Identify each line containing the word "this" and copy it.
Start Supplied entries
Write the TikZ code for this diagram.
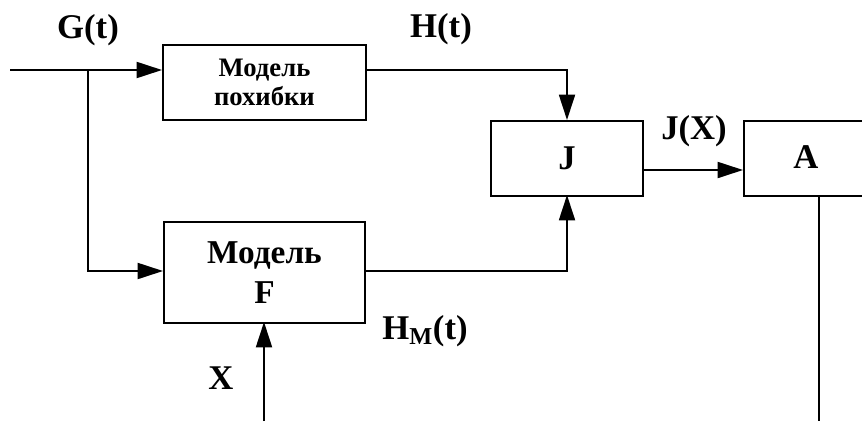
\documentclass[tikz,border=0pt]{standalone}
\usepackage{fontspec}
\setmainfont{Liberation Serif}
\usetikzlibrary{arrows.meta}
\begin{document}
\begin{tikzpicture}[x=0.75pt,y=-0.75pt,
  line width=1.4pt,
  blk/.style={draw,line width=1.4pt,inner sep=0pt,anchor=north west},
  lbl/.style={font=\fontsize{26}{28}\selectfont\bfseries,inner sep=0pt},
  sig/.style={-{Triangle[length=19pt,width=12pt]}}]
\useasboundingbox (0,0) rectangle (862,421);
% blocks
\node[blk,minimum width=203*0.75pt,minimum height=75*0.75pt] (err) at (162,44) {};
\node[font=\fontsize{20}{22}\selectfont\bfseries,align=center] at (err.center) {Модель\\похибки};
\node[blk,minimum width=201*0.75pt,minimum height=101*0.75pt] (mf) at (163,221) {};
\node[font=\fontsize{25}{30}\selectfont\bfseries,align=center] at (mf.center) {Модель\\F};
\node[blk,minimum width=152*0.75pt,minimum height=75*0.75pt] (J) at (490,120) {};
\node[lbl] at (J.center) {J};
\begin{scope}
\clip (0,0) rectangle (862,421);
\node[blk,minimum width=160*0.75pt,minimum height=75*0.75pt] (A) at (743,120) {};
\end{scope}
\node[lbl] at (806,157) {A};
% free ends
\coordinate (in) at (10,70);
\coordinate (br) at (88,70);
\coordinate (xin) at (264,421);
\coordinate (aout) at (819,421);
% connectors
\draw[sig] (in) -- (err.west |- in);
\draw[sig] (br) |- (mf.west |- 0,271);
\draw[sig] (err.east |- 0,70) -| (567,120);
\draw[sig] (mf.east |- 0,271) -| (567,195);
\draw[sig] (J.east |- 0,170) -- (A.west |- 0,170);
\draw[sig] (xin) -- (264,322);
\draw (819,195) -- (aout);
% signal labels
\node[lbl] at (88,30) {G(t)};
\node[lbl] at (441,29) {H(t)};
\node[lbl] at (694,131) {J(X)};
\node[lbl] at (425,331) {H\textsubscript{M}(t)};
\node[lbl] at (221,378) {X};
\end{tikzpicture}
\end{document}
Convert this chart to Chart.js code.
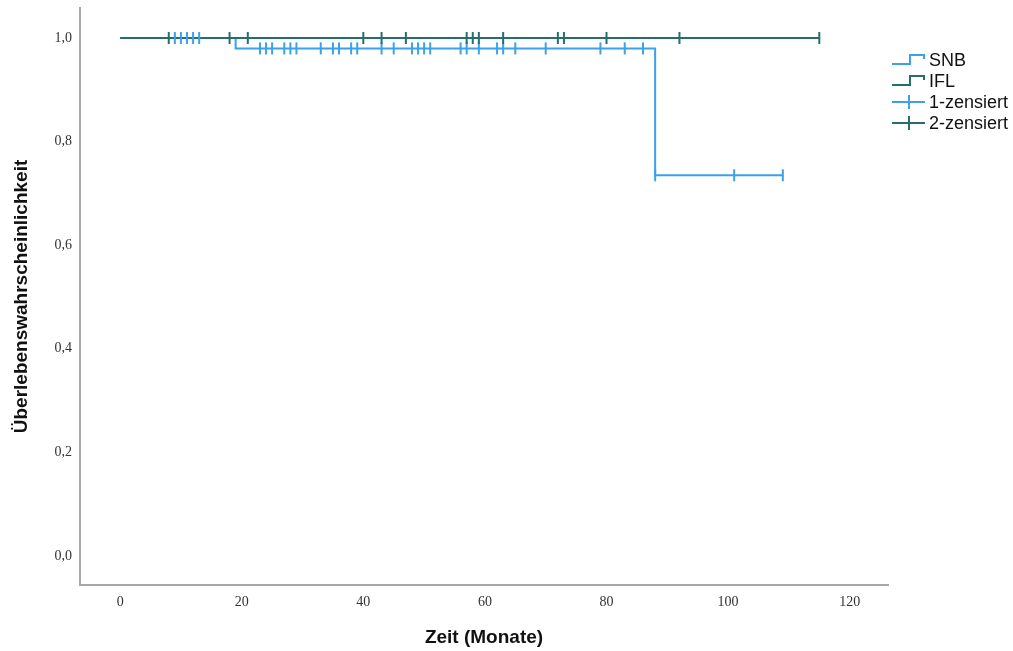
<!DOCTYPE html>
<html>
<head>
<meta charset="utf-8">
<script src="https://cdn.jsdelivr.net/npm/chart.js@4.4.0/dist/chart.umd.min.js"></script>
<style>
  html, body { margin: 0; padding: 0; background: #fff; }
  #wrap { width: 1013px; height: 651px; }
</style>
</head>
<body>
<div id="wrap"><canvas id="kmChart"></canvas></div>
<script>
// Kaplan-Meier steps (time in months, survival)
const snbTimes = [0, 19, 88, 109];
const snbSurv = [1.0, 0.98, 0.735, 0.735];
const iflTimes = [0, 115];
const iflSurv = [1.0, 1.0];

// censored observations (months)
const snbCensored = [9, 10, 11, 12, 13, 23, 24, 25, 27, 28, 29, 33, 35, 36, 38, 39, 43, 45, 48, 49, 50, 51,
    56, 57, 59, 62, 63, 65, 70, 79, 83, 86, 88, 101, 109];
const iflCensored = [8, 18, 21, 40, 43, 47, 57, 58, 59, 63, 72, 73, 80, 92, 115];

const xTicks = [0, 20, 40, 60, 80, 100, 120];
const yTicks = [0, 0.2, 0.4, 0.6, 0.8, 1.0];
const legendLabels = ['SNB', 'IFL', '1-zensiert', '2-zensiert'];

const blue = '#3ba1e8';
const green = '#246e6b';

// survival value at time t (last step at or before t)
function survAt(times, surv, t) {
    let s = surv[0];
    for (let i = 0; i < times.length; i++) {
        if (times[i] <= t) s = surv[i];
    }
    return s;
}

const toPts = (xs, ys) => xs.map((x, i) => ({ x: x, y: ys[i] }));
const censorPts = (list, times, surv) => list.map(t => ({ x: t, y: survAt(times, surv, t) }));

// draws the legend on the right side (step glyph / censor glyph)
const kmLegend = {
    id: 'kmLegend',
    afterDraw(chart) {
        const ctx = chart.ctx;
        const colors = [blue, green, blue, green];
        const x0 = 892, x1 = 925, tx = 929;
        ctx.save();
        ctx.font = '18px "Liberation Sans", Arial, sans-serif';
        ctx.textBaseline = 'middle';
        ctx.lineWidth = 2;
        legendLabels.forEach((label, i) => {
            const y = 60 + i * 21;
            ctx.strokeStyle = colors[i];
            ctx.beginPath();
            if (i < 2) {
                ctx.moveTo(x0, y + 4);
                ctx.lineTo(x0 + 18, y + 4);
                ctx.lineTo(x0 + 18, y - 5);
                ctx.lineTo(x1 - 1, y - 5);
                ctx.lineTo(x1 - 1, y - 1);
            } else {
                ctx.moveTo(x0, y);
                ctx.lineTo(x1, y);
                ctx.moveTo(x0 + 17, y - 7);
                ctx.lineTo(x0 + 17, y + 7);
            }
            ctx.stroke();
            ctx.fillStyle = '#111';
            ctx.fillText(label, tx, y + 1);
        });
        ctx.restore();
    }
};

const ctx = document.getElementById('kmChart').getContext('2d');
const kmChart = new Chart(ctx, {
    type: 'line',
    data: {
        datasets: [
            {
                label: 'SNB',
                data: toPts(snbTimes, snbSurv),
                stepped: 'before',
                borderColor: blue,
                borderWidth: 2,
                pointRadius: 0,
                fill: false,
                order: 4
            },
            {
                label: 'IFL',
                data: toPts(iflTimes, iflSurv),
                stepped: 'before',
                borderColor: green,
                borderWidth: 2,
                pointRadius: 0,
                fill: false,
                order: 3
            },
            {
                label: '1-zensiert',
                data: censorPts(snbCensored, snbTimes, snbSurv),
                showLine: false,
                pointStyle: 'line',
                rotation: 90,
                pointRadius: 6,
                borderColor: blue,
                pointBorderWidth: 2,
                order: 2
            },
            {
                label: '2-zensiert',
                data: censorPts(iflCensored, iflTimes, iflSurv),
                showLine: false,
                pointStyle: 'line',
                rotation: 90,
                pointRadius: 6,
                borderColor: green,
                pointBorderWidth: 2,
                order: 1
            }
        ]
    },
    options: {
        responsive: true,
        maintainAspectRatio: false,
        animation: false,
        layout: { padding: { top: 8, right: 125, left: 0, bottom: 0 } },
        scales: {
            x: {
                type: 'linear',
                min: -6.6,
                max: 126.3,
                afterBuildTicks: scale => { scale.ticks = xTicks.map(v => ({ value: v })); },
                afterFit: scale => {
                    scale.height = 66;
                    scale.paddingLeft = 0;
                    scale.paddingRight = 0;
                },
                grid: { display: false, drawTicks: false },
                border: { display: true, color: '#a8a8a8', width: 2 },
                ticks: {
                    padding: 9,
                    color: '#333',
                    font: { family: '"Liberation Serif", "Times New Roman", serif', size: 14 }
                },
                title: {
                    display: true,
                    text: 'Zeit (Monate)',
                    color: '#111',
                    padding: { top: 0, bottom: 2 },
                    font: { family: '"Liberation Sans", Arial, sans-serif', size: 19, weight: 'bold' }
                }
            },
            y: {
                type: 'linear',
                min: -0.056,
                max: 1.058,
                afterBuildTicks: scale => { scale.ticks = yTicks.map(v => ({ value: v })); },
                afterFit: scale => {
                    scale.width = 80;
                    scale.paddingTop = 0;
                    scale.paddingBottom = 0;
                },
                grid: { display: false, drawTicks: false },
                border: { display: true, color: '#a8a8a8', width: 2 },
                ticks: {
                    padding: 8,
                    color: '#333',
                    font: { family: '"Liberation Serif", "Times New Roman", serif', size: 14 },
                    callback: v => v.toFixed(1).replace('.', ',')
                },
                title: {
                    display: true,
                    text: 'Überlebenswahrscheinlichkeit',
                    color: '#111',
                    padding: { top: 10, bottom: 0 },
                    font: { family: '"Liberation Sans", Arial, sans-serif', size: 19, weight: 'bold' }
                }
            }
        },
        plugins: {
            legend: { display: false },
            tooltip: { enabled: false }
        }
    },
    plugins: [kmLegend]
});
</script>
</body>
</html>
End Supplied entries
:: Finished answer ::
Write the TikZ code for this diagram.
Convert this chart to Chart.js code.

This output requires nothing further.